======== Supplied information ========
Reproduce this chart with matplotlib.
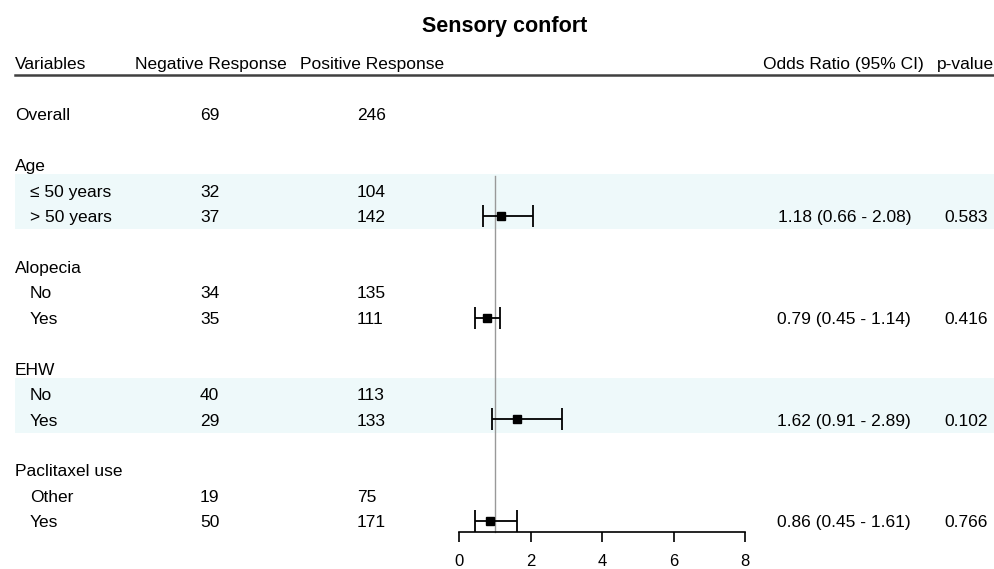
import matplotlib
matplotlib.use("Agg")
import matplotlib.pyplot as plt
import matplotlib.transforms as mtransforms
from matplotlib.patches import Rectangle

plt.rcParams['font.family'] = ['Liberation Sans', 'DejaVu Sans']

# dane
labels = ["Overall", "", "Age", "≤ 50 years", "> 50 years", "",
          "Alopecia", "No", "Yes", "", "EHW", "No", "Yes", "",
          "Paclitaxel use", "Other", "Yes"]
indent = [0, 0, 0, 1, 1, 0, 0, 1, 1, 0, 0, 1, 1, 0, 0, 1, 1]
negative = ["69", "", "", "32", "37", "", "", "34", "35", "", "", "40", "29", "", "", "19", "50"]
positive = ["246", "", "", "104", "142", "", "", "135", "111", "", "", "113", "133", "", "", "75", "171"]

or_rows = [4, 8, 12, 16]
or_est = [1.18, 0.79, 1.62, 0.86]
or_low = [0.66, 0.45, 0.91, 0.45]
or_high = [2.08, 1.14, 2.89, 1.61]
p_values = ["0.583", "0.416", "0.102", "0.766"]

shaded = [(3, 4), (11, 12)]
xticks = [0, 2, 4, 6, 8]

W, H = 994, 569
fig = plt.figure(figsize=(W / 100, H / 100), dpi=100)

# os wykresu lesnego
ax_left, ax_right = 459 / W, 745 / W
ax_top, ax_bot = 100, 532
ax = fig.add_axes([ax_left, 1 - ax_bot / H, ax_right - ax_left, (ax_bot - ax_top) / H])
ax.set_xlim(0, 8)
ax.set_ylim(16.43, -0.55)
for s in ["top", "left", "right"]:
    ax.spines[s].set_visible(False)
ax.spines["bottom"].set_linewidth(1.2)
ax.set_yticks([])
ax.set_xticks(xticks)
ax.tick_params(axis="x", length=7, width=1.2, labelsize=12, pad=9)

trans = mtransforms.blended_transform_factory(fig.transFigure, ax.transData)

# tlo wierszy
for a, b in shaded:
    ax.add_patch(Rectangle((15 / W, a - 0.63), 1 - 15 / W, b - a + 1.15,
                           transform=trans, facecolor="#eef9fa", edgecolor="none",
                           clip_on=False, zorder=0))

# linia odniesienia
ax.plot([1, 1], [2.45, 16.43], color="#999999", lw=1.0, zorder=1, clip_on=False)

ax.errorbar(or_est, or_rows, xerr=[[e - l for e, l in zip(or_est, or_low)],
                                   [h - e for e, h in zip(or_est, or_high)]],
            fmt="s", color="black", ms=6, capsize=8, elinewidth=1.3, capthick=1.3, zorder=3)

fs = 12.5
dy = 0.07
px = lambda x: x / W

# tytul i naglowki
ax.text(px(505), -3.42, "Sensory confort", transform=trans, ha="center", va="center",
        fontsize=15.5, fontweight="bold")
hy = -2.0 + dy
ax.text(px(15), hy, "Variables", transform=trans, va="center", fontsize=fs)
ax.text(px(135), hy, "Negative Response", transform=trans, va="center", fontsize=fs)
ax.text(px(300), hy, "Positive Response", transform=trans, va="center", fontsize=fs)
ax.text(px(924), hy, "Odds Ratio (95% CI)", transform=trans, va="center", ha="right", fontsize=fs)
ax.text(px(994), hy, "p-value", transform=trans, va="center", ha="right", fontsize=fs)
ax.plot([px(15), 1.0], [-1.55, -1.55], transform=trans, color="#404040", lw=1.8, clip_on=False)

for i, lab in enumerate(labels):
    x0 = 30 if indent[i] else 15
    ax.text(px(x0), i + dy, lab, transform=trans, va="center", fontsize=fs)
    ax.text(px(200), i + dy, negative[i], transform=trans, va="center", fontsize=fs)
    ax.text(px(357), i + dy, positive[i], transform=trans, va="center", fontsize=fs)

for r, e, l, h, p in zip(or_rows, or_est, or_low, or_high, p_values):
    ax.text(px(911), r + dy, f"{e:.2f} ({l:.2f} - {h:.2f})", transform=trans, va="center",
            ha="right", fontsize=fs)
    ax.text(px(988), r + dy, p, transform=trans, va="center", ha="right", fontsize=fs)

fig.savefig("out.png", dpi=100)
========
Your instructions: Leave out any pictures, please, and quote only the lines from the top of the data through the line that contains "plt.rcParams['font.family'] = ['Liberation".

Final result:
Reproduce this chart with matplotlib.
import matplotlib
matplotlib.use("Agg")
import matplotlib.pyplot as plt
import matplotlib.transforms as mtransforms
from matplotlib.patches import Rectangle

plt.rcParams['font.family'] = ['Liberation Sans', 'DejaVu Sans']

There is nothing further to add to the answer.